• Material:
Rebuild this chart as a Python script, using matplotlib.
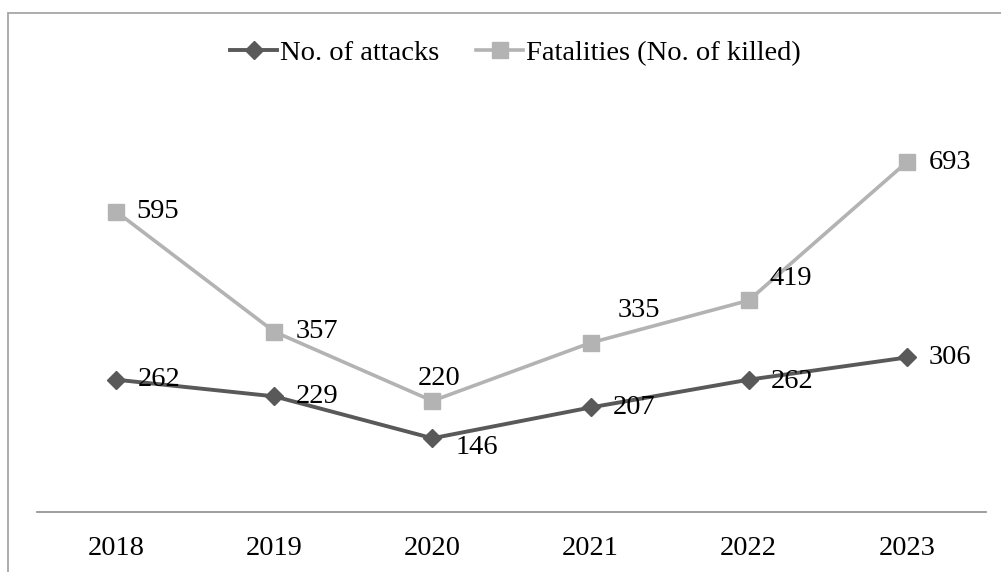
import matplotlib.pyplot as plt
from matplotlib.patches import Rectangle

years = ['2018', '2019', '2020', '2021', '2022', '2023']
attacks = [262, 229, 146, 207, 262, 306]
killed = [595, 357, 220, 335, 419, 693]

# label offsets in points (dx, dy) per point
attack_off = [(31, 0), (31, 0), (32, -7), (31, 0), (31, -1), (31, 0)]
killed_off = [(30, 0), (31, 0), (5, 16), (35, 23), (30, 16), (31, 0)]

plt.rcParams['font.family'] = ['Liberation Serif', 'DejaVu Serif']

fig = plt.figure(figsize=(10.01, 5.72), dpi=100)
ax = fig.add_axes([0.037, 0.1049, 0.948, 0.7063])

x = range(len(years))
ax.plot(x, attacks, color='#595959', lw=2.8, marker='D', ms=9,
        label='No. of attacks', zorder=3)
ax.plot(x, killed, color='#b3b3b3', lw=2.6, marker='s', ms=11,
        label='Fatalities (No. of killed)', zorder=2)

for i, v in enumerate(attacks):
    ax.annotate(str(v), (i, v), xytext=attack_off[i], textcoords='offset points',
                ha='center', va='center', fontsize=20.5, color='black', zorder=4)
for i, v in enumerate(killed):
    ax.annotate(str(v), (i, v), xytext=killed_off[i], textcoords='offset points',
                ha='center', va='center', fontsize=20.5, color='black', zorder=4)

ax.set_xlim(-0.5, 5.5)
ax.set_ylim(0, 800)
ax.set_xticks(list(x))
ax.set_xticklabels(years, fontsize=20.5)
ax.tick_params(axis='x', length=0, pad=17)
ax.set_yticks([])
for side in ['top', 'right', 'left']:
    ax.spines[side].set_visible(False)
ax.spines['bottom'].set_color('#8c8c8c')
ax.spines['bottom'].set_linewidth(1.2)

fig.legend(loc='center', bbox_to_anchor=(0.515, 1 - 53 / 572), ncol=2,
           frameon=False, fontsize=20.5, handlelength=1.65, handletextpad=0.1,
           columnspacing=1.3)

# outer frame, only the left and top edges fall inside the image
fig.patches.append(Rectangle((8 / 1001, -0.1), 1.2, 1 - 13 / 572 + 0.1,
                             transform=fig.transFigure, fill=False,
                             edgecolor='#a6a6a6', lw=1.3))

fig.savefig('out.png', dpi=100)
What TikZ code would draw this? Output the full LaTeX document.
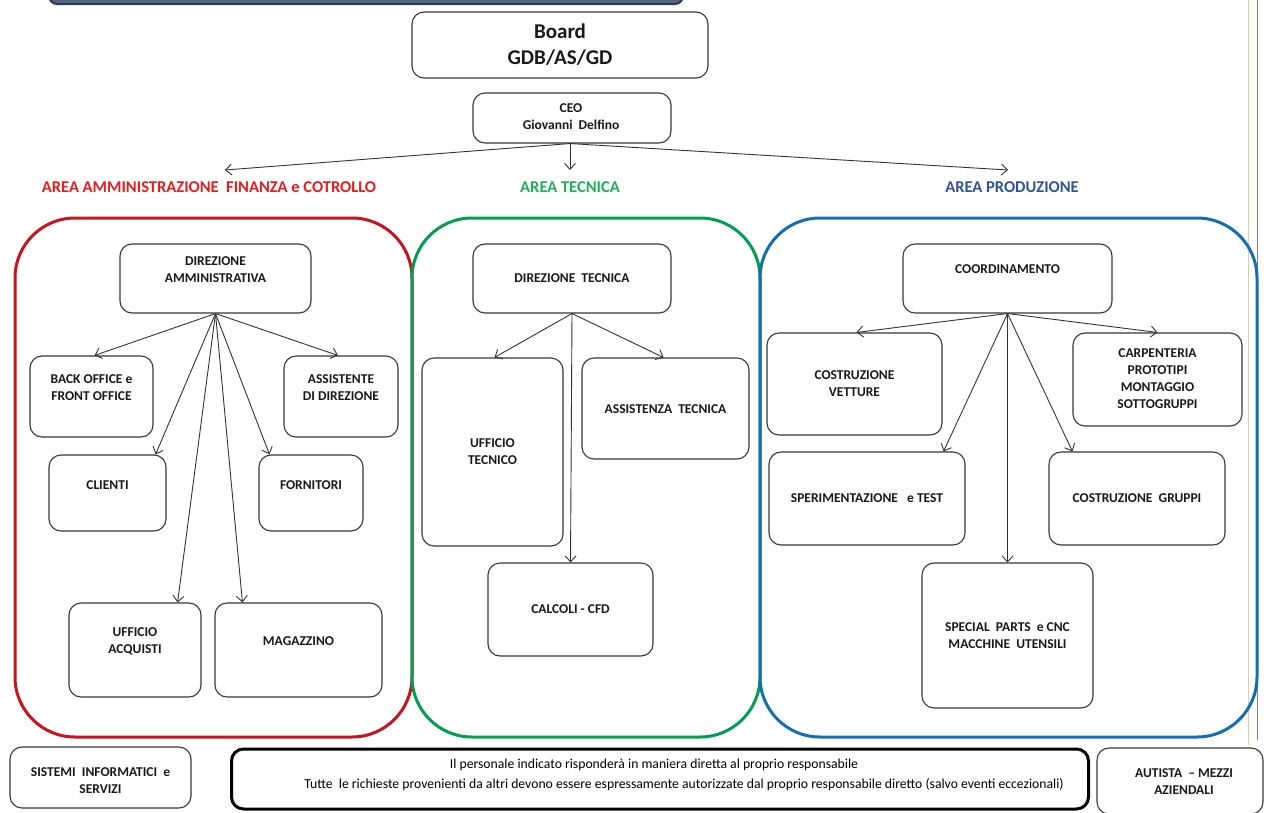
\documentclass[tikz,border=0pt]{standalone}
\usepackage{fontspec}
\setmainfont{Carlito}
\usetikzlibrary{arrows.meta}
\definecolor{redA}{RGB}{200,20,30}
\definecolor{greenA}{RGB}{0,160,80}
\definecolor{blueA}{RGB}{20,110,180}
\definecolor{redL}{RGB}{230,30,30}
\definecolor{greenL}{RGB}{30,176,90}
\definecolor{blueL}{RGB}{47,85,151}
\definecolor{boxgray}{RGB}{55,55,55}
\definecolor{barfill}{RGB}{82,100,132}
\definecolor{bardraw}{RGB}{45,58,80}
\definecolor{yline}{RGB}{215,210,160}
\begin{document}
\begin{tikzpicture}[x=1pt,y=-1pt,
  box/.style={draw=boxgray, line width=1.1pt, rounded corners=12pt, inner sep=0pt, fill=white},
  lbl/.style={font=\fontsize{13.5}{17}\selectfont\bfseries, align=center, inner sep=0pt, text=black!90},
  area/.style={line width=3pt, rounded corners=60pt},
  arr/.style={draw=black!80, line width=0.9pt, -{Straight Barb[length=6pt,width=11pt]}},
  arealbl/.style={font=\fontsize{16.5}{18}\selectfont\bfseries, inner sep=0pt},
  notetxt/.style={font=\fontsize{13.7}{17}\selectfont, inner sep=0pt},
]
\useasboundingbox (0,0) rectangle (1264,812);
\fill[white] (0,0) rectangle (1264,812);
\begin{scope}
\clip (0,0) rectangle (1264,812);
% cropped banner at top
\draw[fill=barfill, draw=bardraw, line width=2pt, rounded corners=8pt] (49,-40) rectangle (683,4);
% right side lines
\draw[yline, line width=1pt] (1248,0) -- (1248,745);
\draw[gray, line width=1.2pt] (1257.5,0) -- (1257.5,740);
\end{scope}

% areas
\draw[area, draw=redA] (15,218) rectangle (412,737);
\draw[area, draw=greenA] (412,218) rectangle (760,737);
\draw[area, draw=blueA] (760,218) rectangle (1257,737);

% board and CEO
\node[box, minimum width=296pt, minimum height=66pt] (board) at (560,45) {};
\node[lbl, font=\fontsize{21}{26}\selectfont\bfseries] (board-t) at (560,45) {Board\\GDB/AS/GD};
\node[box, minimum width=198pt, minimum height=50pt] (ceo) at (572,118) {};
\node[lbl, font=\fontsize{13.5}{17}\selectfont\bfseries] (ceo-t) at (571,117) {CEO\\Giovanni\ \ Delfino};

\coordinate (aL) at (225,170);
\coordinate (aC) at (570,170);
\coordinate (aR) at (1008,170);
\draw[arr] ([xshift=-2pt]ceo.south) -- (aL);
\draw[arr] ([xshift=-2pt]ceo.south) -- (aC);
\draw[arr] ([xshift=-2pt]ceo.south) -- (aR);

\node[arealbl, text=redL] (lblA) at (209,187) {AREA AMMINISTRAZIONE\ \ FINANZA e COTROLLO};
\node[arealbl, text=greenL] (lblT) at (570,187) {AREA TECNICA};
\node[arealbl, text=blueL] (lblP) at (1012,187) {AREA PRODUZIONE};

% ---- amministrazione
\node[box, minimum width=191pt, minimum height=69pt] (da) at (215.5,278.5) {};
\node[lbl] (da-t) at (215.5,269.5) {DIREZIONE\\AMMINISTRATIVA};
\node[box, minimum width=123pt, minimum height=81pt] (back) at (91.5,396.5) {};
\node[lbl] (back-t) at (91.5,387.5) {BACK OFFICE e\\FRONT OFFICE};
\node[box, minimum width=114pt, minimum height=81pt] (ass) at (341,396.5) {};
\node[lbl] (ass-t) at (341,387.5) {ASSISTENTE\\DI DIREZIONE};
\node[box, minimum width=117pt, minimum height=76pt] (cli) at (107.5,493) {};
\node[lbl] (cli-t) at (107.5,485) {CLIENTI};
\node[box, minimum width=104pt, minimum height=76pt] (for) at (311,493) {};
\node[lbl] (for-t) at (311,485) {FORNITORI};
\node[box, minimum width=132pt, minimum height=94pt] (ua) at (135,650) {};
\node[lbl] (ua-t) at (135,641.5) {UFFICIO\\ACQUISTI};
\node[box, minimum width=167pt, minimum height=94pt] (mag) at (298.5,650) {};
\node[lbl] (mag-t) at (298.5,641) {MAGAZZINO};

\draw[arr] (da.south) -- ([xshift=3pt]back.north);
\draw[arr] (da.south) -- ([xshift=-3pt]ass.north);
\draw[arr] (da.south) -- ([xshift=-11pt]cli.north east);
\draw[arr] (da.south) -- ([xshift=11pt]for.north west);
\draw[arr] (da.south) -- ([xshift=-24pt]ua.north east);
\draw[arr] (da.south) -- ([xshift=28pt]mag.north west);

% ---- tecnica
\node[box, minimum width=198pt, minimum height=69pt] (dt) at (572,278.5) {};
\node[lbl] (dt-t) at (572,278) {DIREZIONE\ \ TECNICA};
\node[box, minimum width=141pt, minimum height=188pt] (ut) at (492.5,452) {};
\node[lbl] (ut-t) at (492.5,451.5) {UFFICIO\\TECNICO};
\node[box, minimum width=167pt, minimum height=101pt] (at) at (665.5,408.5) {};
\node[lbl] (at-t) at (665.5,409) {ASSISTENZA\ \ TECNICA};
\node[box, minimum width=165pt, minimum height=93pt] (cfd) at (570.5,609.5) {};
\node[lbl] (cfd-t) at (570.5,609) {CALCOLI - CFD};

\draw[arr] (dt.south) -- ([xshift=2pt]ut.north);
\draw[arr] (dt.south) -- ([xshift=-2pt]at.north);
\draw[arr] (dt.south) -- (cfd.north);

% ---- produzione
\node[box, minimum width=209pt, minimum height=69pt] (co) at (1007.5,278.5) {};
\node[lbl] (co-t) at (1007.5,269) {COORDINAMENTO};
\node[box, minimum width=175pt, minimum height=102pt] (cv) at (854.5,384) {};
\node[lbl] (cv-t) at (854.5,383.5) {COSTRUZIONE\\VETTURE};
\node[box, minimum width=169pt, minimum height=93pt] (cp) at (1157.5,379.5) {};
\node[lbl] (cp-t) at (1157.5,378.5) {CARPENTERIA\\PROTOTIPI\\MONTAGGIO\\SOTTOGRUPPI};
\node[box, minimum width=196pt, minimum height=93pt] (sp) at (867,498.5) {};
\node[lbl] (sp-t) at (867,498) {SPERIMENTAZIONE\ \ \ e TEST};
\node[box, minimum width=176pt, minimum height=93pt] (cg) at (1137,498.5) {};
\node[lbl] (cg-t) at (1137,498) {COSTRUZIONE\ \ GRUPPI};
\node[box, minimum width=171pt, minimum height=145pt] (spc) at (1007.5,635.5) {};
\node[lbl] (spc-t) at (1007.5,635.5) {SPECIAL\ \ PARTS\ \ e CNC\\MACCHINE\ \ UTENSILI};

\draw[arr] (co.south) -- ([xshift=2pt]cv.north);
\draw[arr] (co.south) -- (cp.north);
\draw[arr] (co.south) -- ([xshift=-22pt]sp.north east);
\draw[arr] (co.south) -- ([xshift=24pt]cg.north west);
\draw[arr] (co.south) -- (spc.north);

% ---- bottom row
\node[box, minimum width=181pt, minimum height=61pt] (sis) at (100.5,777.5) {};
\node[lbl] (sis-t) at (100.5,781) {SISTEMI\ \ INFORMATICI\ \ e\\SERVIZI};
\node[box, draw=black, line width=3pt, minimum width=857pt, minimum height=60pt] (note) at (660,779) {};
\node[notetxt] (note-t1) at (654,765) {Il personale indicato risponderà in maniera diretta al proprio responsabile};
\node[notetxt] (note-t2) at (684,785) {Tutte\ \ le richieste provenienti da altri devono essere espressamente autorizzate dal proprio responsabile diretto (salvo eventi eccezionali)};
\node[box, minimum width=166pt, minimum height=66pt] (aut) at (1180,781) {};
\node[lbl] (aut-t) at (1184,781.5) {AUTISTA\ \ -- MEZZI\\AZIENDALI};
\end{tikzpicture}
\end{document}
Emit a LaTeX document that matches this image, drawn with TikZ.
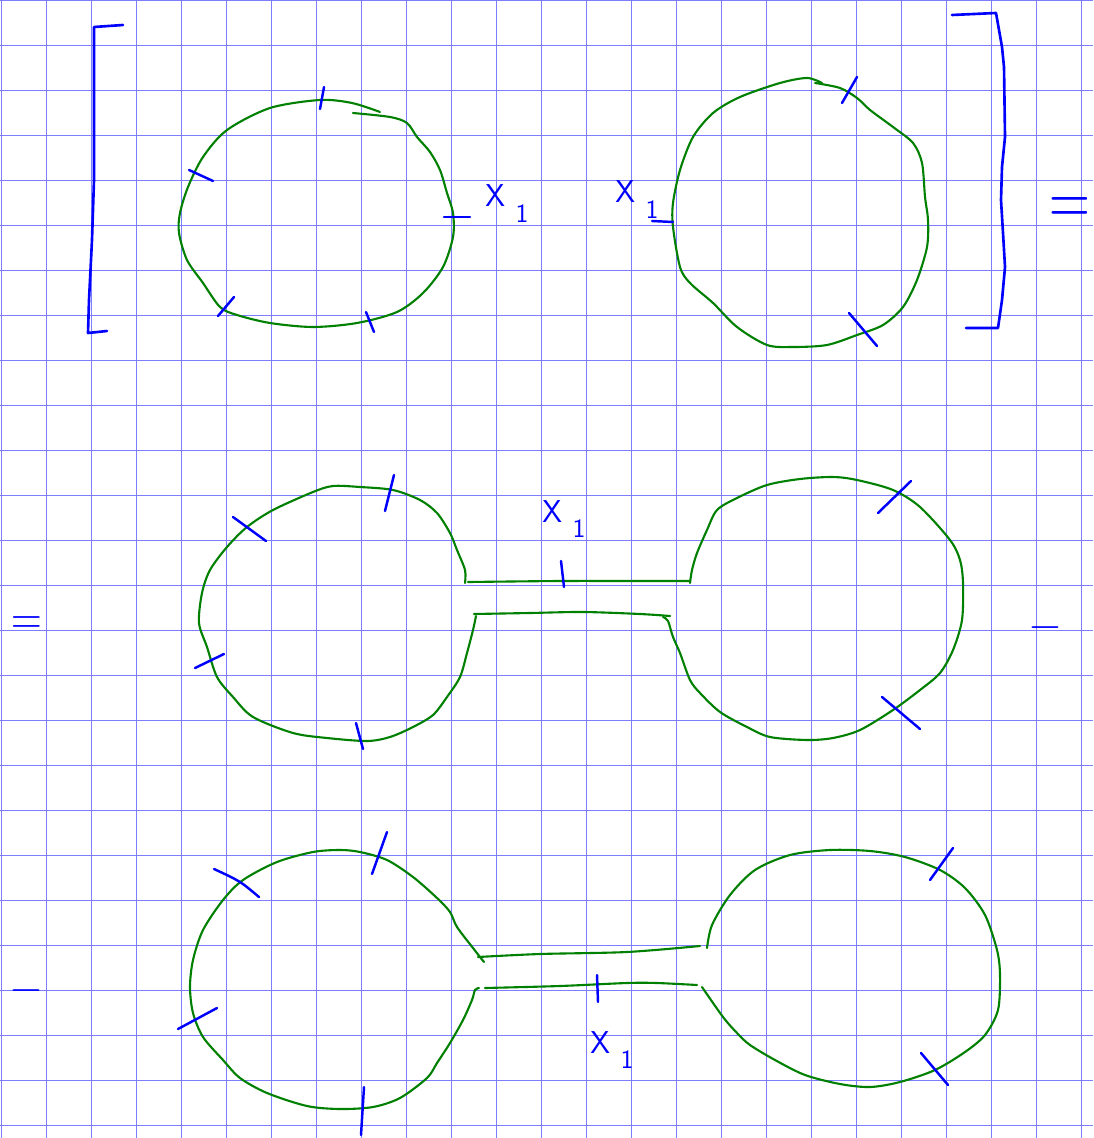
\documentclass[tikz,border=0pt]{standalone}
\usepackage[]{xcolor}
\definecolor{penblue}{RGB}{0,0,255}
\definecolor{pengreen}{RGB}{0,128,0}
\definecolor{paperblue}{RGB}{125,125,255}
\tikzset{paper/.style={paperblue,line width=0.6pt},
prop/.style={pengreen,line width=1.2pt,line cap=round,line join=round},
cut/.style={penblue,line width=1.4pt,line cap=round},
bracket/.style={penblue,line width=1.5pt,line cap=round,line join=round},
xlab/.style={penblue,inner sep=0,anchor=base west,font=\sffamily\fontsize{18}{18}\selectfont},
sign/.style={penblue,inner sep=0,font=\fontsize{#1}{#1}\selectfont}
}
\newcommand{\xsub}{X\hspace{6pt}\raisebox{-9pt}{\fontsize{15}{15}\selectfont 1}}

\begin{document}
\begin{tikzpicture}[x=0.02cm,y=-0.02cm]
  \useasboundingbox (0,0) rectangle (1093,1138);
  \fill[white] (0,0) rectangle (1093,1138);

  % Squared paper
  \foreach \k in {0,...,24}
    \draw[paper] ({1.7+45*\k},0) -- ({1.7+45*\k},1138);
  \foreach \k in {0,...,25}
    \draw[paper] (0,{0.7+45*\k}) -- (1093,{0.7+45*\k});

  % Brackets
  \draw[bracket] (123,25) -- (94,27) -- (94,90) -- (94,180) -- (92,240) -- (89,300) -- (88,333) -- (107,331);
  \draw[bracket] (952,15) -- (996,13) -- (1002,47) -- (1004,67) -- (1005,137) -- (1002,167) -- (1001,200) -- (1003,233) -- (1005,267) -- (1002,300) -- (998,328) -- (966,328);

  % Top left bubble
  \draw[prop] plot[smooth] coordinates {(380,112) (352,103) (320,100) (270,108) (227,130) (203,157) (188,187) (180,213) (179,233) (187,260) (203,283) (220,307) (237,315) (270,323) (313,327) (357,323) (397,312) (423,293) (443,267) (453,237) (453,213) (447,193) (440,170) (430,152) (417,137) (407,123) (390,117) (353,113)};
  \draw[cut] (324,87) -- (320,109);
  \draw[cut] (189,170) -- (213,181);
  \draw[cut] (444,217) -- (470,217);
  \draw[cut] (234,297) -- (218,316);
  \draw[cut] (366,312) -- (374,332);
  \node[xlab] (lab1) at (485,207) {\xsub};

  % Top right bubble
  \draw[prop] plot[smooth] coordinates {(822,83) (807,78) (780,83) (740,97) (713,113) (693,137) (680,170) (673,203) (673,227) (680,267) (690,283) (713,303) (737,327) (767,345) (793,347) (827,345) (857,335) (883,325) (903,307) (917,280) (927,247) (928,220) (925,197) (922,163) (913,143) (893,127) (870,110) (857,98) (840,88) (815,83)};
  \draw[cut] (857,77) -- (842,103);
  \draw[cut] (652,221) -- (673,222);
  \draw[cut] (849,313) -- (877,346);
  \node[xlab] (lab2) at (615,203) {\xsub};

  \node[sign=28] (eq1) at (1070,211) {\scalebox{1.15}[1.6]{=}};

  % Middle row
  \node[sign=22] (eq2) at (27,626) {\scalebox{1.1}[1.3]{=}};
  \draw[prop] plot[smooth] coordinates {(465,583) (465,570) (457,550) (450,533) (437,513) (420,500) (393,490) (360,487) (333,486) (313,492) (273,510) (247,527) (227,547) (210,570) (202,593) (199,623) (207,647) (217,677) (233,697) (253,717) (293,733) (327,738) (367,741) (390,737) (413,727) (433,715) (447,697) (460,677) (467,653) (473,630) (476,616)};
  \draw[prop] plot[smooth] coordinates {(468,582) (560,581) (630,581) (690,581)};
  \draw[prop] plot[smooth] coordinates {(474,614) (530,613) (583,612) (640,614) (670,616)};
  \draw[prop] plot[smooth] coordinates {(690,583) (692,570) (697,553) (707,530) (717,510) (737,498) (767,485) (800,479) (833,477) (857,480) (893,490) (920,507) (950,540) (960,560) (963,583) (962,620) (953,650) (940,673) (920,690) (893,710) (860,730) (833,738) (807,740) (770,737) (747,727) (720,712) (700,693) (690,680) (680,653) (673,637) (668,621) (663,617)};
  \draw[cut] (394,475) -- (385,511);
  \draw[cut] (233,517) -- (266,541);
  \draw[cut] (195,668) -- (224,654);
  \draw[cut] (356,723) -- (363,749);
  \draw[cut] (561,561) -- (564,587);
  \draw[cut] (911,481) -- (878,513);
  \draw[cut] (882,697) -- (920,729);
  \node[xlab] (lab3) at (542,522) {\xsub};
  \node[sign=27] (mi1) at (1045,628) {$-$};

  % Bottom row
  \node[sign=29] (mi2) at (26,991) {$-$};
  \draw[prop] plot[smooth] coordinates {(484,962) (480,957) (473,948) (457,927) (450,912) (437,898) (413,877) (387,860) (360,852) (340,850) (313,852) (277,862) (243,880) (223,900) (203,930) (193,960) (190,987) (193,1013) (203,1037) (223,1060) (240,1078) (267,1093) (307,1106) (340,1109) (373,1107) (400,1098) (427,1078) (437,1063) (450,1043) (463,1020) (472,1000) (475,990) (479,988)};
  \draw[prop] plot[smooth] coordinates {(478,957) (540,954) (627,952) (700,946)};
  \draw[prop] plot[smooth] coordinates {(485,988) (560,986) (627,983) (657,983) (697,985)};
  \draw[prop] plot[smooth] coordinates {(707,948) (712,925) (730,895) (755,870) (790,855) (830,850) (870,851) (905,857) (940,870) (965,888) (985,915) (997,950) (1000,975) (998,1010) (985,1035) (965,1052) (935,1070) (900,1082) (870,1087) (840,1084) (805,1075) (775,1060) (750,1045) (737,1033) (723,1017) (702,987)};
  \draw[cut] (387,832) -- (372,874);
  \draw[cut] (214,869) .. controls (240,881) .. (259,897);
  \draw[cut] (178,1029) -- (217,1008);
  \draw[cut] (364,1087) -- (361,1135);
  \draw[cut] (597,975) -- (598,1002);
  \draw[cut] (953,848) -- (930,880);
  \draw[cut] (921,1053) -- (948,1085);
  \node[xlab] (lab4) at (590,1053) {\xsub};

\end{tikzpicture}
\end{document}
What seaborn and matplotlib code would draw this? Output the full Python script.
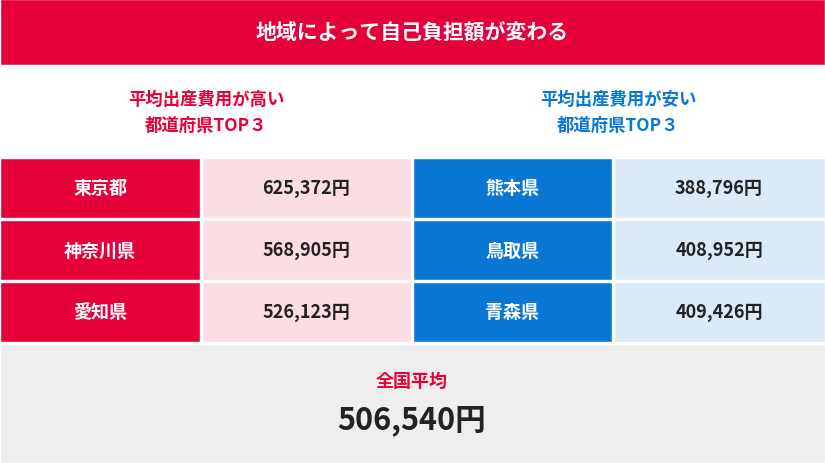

• Task statement: Pick out, from the lines above, every one that contains the string "matplotlib".

• Task solution:
Rebuild this chart as a Python script, using matplotlib.
import matplotlib.pyplot as plt
from matplotlib.patches import Rectangle
What seaborn and matplotlib code would draw this? Output the full Python script.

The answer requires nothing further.